Vella describes the "radiant smiles on your teachers' faces" as they applaud a job well done, reveling in the "joyful praises, the gentle rain that brings forth a magnificent rainbow, the radiant sunshine that brings forth fields of sweet daisies."

But that relief doesn't last long, Vella says, because peers start dubbing you a nerd, a geek or a teacher's pet when they know you get good grades.

"Your peers' jealousy is the pollution that prevents a rainbow, the bulldozer that plows through the fields of once-golden daisies, the intangible object that crushes our happiness like a bug," Vella says.

"A's are getting you nothing but torment. Why am I not good enough?"

At the end of the day, Vella undresses to ask herself whether she "got fatter" throughout the day and undoes her hair that she describes as looking "like a mop."

She washes off her makeup, revealing a reflection that she's not happy with because of society's unattainable standards. 

"This is my life every day," Vella says as she nears the end of her poem. "I can't control it. I've been told I can't compare apples and oranges, I've been told I'm distorted, I've been told I have to be grateful for who I am."

But even though people mean well when they try to use those phrases to encourage her, Vella says societal pressure makes them hard to believe. 

That's why Vella concludes her poem with saying society is wrong, and that using unhealthy escapisms from adolescent pressure only make matters worse. 

"You tell yourself, 'I just want people to like me, I just want to be accepted,' " Vella says. "But skipping meals and marking up your wrist isn't going to fix that."
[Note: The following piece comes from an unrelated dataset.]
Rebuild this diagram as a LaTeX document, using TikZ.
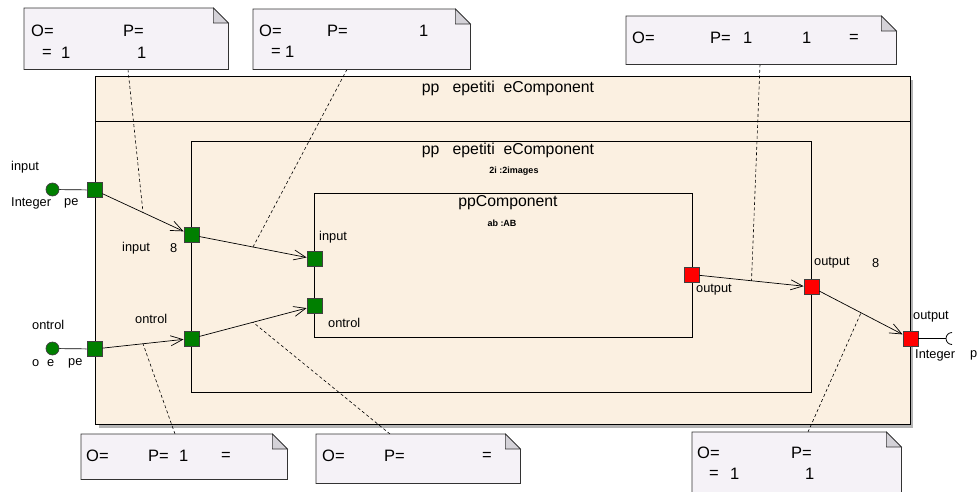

Vella says that while you might be looking at another girl and wishing you were them, she might be looking at you and thinking the same thing. 

She rejects society's beauty ideals of thin waists and lots of makeup, the standards of "skanky clothes" and "doing inappropriate things with boys" in order to be considered cool by peers.

"You are loved, you are precious, you are beautiful, you are talented, you are capable, you are deserving of respect, you can eat that meal, you are one in seven billion," Vella says in conclusion.

"And most of all, you are good enough."